KARACHI, March 4: At Chawkandi Art Gallery one normally moves clockwise. I decided to go anticlockwise and was amply rewarded when I saw arguably the best work on display at the joint exhibition by Naz Ikramullah and Amin-ur-Rehman, both Canadian nationals with roots firmly planted in Pakistan.
The Naz Ikramullah painting done in oil on canvas – ‘The ghosts around me’ – has a dreamy quality to it. The building, or shall we say a set of buildings merging into each other, are blurred and the figures are all clad in flowing white robes. They are ghosts, her near and dear ones, who have left her behind and gone to the next world. The only relatively clear figure – not in white, of course – is supposed to represent the painter herself.
The artist can be seen in other paintings done in the same series, one of which is another interesting composition. It’s a view from a room at the National Gallery of Arts. It’s again a semi-imaginative world with some kind of surrealistic effect.
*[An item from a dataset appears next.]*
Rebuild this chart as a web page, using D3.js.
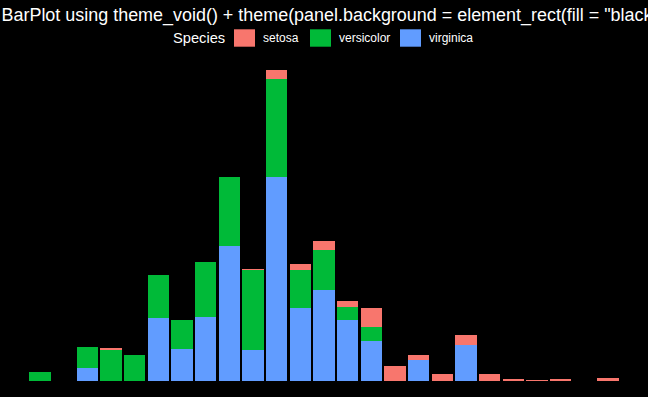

The lone clear figure is an art student. Maybe it’s the artist herself.
The one painting which recalls the trauma people went through in the wake of the mayhem that followed Benazir Bhutto’s assassination is ‘Hamara Karachi.’ Done in acrylic on canvas, it portrays blindfolded people walking aimlessly. Naz Ikramullah happened to be in Karachi at that time. In fact, almost like a migratory bird she comes to the subcontinent in winters and spends her summers in Canada.
The UK-trained artist is settled in Toronto where she teaches lithography, an art-form in oblivion which needs to be revived. Sure enough, there are two of her pieces in this genre of art, and to say that they are fascinating is to state the obvious. So are her computer-aided prints. She does paintings, scans them and then in Photoshop does through the machine what she can’t do manually. The end-result is beautiful.
Sharing the gallery with Naz Ikramullah is Amin-ur-Rehman, who is a mixed product of the art department at the University of Punjab, the National College of Arts and the University of Manchester, where he did a post-graduate diploma in curatorial studies. He has also been influenced by Ustad Bashir Ud Din, the master miniaturist, who is his father and from whom he has inherited, and who has honed his aesthetics.
Amin-ur-Rehman is as much of a craftsman as he is an artist. He is displaying a series of triple-hung vinyl texts of political slogans, media jargon and tabloid headlines. He has titled them ‘Final Hours: Is there an end to it?’
A socially and politically aware artist, Rehman has another meaningful installation. Titled ‘Market Values,’ it is a series of encaustic mixed media paintings which highlights what he calls the “icon of aggressive globalisation.”
Some paintings portray close-up images of a ship rendered with encaustic. Then there are industrial silos, which suggest industrialisation on a global scale.
His third series shows western dresses displayed on mannequins placed in show windows. The series portrays growing consumerism.
The exhibition of the works of the two Pakistani Canadians, who have both shown their works in different parts of the world, not without earning laurels, will continue till the 11th.